We walked along the beach, holding hands. The sun was descending into the sea, offering a rosy fingered, late summer sunset that promised an autumn of shiny red apples and colorful, dappled, falling leaves. Nicole and I had met only hours before and already we knew that we were destined to be together forever. Her long golden hair gleamed in the rays of the sighing sun; her hand was feverish in mine. She stooped to pick up a clam shell and smiled as she brushed off the tiny dots of ancient mountains.

“Oh, Maurice,” she exclaimed. “This will be our first shell. We shall keep it on the mantelpiece and guard it as a legacy to our grandchildren.”

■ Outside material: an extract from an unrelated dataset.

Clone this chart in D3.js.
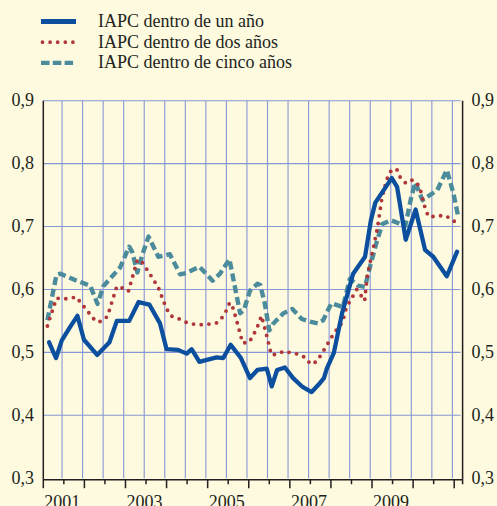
<!DOCTYPE html>
<html>
<head>
<meta charset="utf-8">
<script src="https://cdn.jsdelivr.net/npm/d3@7"></script>
<style>
  html, body { margin: 0; padding: 0; background: #fdfadf; }
  svg { display: block; }
  text { font-family: "Liberation Serif", "Times New Roman", serif; fill: #231f20; }
</style>
</head>
<body>
<svg id="chart" width="497" height="506"></svg>
<script>
// Series names (legend order)
const seriesNames = [
  "IAPC dentro de un año",
  "IAPC dentro de dos años",
  "IAPC dentro de cinco años"
];

// Horizon: one year ahead (decimal year, value)
const oneYearT = [2001.14, 2001.31, 2001.45, 2001.65, 2001.83, 2001.99,
  2002.31, 2002.61, 2002.79,
  2003.09, 2003.32, 2003.58, 2003.84,
  2004.00, 2004.28, 2004.49, 2004.61, 2004.80, 2004.98,
  2005.22, 2005.38, 2005.56, 2005.81,
  2006.03, 2006.21, 2006.44, 2006.56, 2006.69, 2006.88,
  2007.08, 2007.31, 2007.53, 2007.73, 2007.83, 2007.90,
  2008.07, 2008.27, 2008.54, 2008.83, 2008.97,
  2009.08, 2009.48, 2009.61, 2009.82,
  2010.06, 2010.29, 2010.49, 2010.82,
  2011.07];
const oneYearV = [0.516, 0.491, 0.519, 0.540, 0.558, 0.520,
  0.496, 0.516, 0.550,
  0.550, 0.580, 0.576, 0.546,
  0.505, 0.504, 0.498, 0.505, 0.485, 0.488,
  0.492, 0.491, 0.512, 0.491,
  0.459, 0.472, 0.474, 0.446, 0.472, 0.476,
  0.459, 0.445, 0.437, 0.451, 0.459, 0.474,
  0.499, 0.562, 0.625, 0.652, 0.709,
  0.738, 0.777, 0.763, 0.679,
  0.727, 0.663, 0.652, 0.621,
  0.660];

// Horizon: two years ahead
const twoYearT = [2001.10, 2001.32, 2001.59, 2001.80,
  2002.28, 2002.40, 2002.56, 2002.79, 2002.93,
  2003.07, 2003.29, 2003.38, 2003.60, 2003.80, 2003.94,
  2004.05, 2004.11, 2004.28, 2004.47, 2004.65, 2004.85,
  2005.04, 2005.23, 2005.36, 2005.45, 2005.53, 2005.58, 2005.70, 2005.85,
  2006.01, 2006.19, 2006.31, 2006.41, 2006.55, 2006.68, 2006.86,
  2007.04, 2007.22, 2007.37, 2007.51, 2007.64, 2007.76,
  2008.06, 2008.28, 2008.38, 2008.63, 2008.82, 2008.88,
  2009.13, 2009.24, 2009.36, 2009.48, 2009.61, 2009.68, 2009.82, 2009.96,
  2010.08, 2010.17, 2010.29, 2010.37, 2010.57, 2010.75, 2010.94,
  2011.07];
const twoYearV = [0.542, 0.586, 0.585, 0.588,
  0.549, 0.549, 0.557, 0.605, 0.602,
  0.597, 0.647, 0.646, 0.624, 0.603, 0.579,
  0.563, 0.558, 0.554, 0.548, 0.545, 0.544,
  0.545, 0.547, 0.556, 0.566, 0.578, 0.578, 0.552, 0.515,
  0.516, 0.537, 0.558, 0.534, 0.496, 0.497, 0.502,
  0.499, 0.497, 0.492, 0.481, 0.485, 0.496,
  0.529, 0.548, 0.572, 0.600, 0.582, 0.620,
  0.697, 0.745, 0.775, 0.791, 0.790, 0.779, 0.769, 0.774,
  0.771, 0.760, 0.730, 0.716, 0.716, 0.718, 0.712,
  0.704];

// Horizon: five years ahead
const fiveYearT = [2001.10, 2001.32, 2001.42, 2001.77,
  2002.14, 2002.32, 2002.46, 2002.87,
  2003.09, 2003.16, 2003.29, 2003.41, 2003.56, 2003.80,
  2004.08, 2004.33, 2004.47, 2004.80,
  2005.12, 2005.30, 2005.53, 2005.79, 2005.88,
  2006.03, 2006.21, 2006.28, 2006.39, 2006.50, 2006.60, 2006.84,
  2007.06, 2007.29, 2007.49, 2007.68, 2007.81,
  2008.01, 2008.29, 2008.46, 2008.66, 2008.83, 2008.95,
  2009.12, 2009.25, 2009.46, 2009.81, 2009.95,
  2010.05, 2010.23, 2010.34, 2010.59, 2010.82, 2010.98,
  2011.10];
const fiveYearV = [0.551, 0.623, 0.625, 0.615,
  0.606, 0.577, 0.605, 0.635,
  0.668, 0.660, 0.627, 0.655, 0.684, 0.652,
  0.656, 0.624, 0.626, 0.636,
  0.614, 0.625, 0.648, 0.562, 0.567,
  0.598, 0.609, 0.607, 0.578, 0.535, 0.546, 0.562,
  0.569, 0.553, 0.549, 0.546, 0.551,
  0.578, 0.572, 0.617, 0.606, 0.604, 0.636,
  0.677, 0.704, 0.710, 0.701, 0.745,
  0.770, 0.742, 0.747, 0.758, 0.790, 0.753,
  0.715];

// Axis ticks and labels
const yTicks = [0.3, 0.4, 0.5, 0.6, 0.7, 0.8, 0.9];
const yearTicks = d3.range(2001, 2012);          // long ticks at year starts
const halfYearTicks = d3.range(2001.5, 2011, 1); // short ticks at mid-year
const gridTicks = d3.range(2001.5, 2011.01, 0.5); // vertical grid every half year
const yearLabels = [2001, 2003, 2005, 2007, 2009];

const colors = { one: "#0b4f9e", two: "#b0363a", five: "#4b8b9c", grid: "#8797d6", axis: "#231f20" };

const svg = d3.select("#chart");
const x = d3.scaleLinear().domain([2001, 2011.18]).range([43.3, 461.6]);
const y = d3.scaleLinear().domain([0.3, 0.9]).range([478.2, 100.7]);
const fmt = d3.formatLocale({ decimal: ",", thousands: ".", grouping: [3], currency: ["", "€"] }).format(".1f");
const gridShift = -1.8;

const [x0, x1] = x.range();
const yTop = y(0.9), yBot = y(0.3);

// Grid
const grid = svg.append("g").attr("stroke", colors.grid).attr("stroke-width", 1.1);
grid.selectAll("line.h").data(yTicks.filter(v => v > 0.3)).join("line")
  .attr("x1", x0).attr("x2", x1 - 1)
  .attr("y1", d => y(d)).attr("y2", d => y(d));
grid.selectAll("line.v").data(gridTicks).join("line")
  .attr("x1", d => x(d) + gridShift).attr("x2", d => x(d) + gridShift)
  .attr("y1", yTop).attr("y2", yBot);

// Axes frame
const ax = svg.append("g").attr("stroke", colors.axis).attr("stroke-width", 1.5).attr("fill", "none");
ax.append("line").attr("x1", x0).attr("x2", x0).attr("y1", yTop).attr("y2", yBot + 1.5);
ax.append("line").attr("x1", x1 + 1).attr("x2", x1 + 1).attr("y1", yTop).attr("y2", yBot + 6);
ax.append("line").attr("x1", x0).attr("x2", x1 + 1).attr("y1", yBot + 1.5).attr("y2", yBot + 1.5);
ax.selectAll("line.yt").data(yearTicks).join("line")
  .attr("x1", d => x(d)).attr("x2", d => x(d))
  .attr("y1", yBot + 1.5).attr("y2", yBot + 10);
ax.selectAll("line.ht").data(halfYearTicks).join("line")
  .attr("x1", d => x(d)).attr("x2", d => x(d))
  .attr("y1", yBot + 1.5).attr("y2", yBot + 6);

// Y labels, both sides
const labels = svg.append("g").attr("font-size", 18);
labels.selectAll("text.l").data(yTicks).join("text")
  .attr("x", 34).attr("y", d => y(d) + 5.5).attr("text-anchor", "end")
  .text(d => fmt(d));
labels.selectAll("text.r").data(yTicks).join("text")
  .attr("x", 471.5).attr("y", d => y(d) + 5.5).attr("text-anchor", "start")
  .text(d => fmt(d));
// X labels
labels.selectAll("text.x").data(yearLabels).join("text")
  .attr("x", d => x(d + 0.5) - 1.5).attr("y", 508).attr("text-anchor", "middle")
  .text(d => d);

// Series
const line = d3.line().x(d => x(d[0])).y(d => y(d[1]));
const series = [
  { t: fiveYearT, v: fiveYearV, color: colors.five, width: 4.4, dash: "8,4", cap: "butt" },
  { t: twoYearT, v: twoYearV, color: colors.two, width: 3.9, dash: "0,7.7", cap: "round" },
  { t: oneYearT, v: oneYearV, color: colors.one, width: 4.3, dash: null, cap: "round" }
];
svg.append("g").selectAll("path").data(series).join("path")
  .attr("d", s => line(d3.zip(s.t, s.v)))
  .attr("fill", "none")
  .attr("stroke", s => s.color)
  .attr("stroke-width", s => s.width)
  .attr("stroke-dasharray", s => s.dash)
  .attr("stroke-linecap", s => s.cap)
  .attr("stroke-linejoin", "round");

// Legend
const legendItems = [
  { name: seriesNames[0], color: colors.one, width: 5, dash: null, cap: "butt" },
  { name: seriesNames[1], color: colors.two, width: 3.7, dash: "0,7.6", cap: "round" },
  { name: seriesNames[2], color: colors.five, width: 4.4, dash: "8.5,3.3", cap: "butt" }
];
const lg = svg.append("g").selectAll("g").data(legendItems).join("g")
  .attr("transform", (d, i) => `translate(0,${21.5 + i * 20.7})`);
lg.append("line")
  .attr("x1", d => d.cap === "round" ? 42.5 : 41).attr("x2", 76)
  .attr("y1", 0).attr("y2", 0)
  .attr("stroke", d => d.color).attr("stroke-width", d => d.width)
  .attr("stroke-dasharray", d => d.dash).attr("stroke-linecap", d => d.cap);
lg.append("text").attr("x", 98).attr("y", 5.5).attr("font-size", 18).text(d => d.name);
</script>
</body>
</html>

I smiled as I gazed into her blue eyes, the color of the western sky back in Arizona, where I was raised. I thought of those days of hardship, my poor, skeleton of a mother, cook, laundress and tender of pigs. And my salesman father, with his callous hands and birch canes. I remembered his sour whisky breath, how he’d return from his trips, cursing. Me and my six brothers and sisters would attempt to flee the minute he entered the house, bellowing for his dinner and his whiskey. Mom would stand by the door, meek as a mouse, her tongue caught by Tom, the housecat.

“Oh mamma, oh mamma,” I would plead, “don’t let the dog in, please, oh mamma.”

I would crawl on the ground and clasp her spindly legs in my arms. But she wouldn’t listen. She’d brush me off like a fly. Like she was in a trance, she let the dog of my father in and gave him whatever he wanted, which never satisfied the old man. Nothing satisfied him. So he killed my mother one day. But they could never find him.

Nicole sensed that I wasn’t altogether there, by the sea. She squeezed my hand so hard I had to laugh. And then suddenly, without warning, she stripped off her nifty Ralph Lauren jeans and diaphanous, gossamer Calvin Klein top. I gazed at the bursting brown bud nipples of her opulent breasts as she pulled me down onto the warm sand. A gull screeched happily as we kissed deep and long as eternity. I knew then that I was nothing like my old man. I was satisfied as the sun disappeared beneath the pounding waves.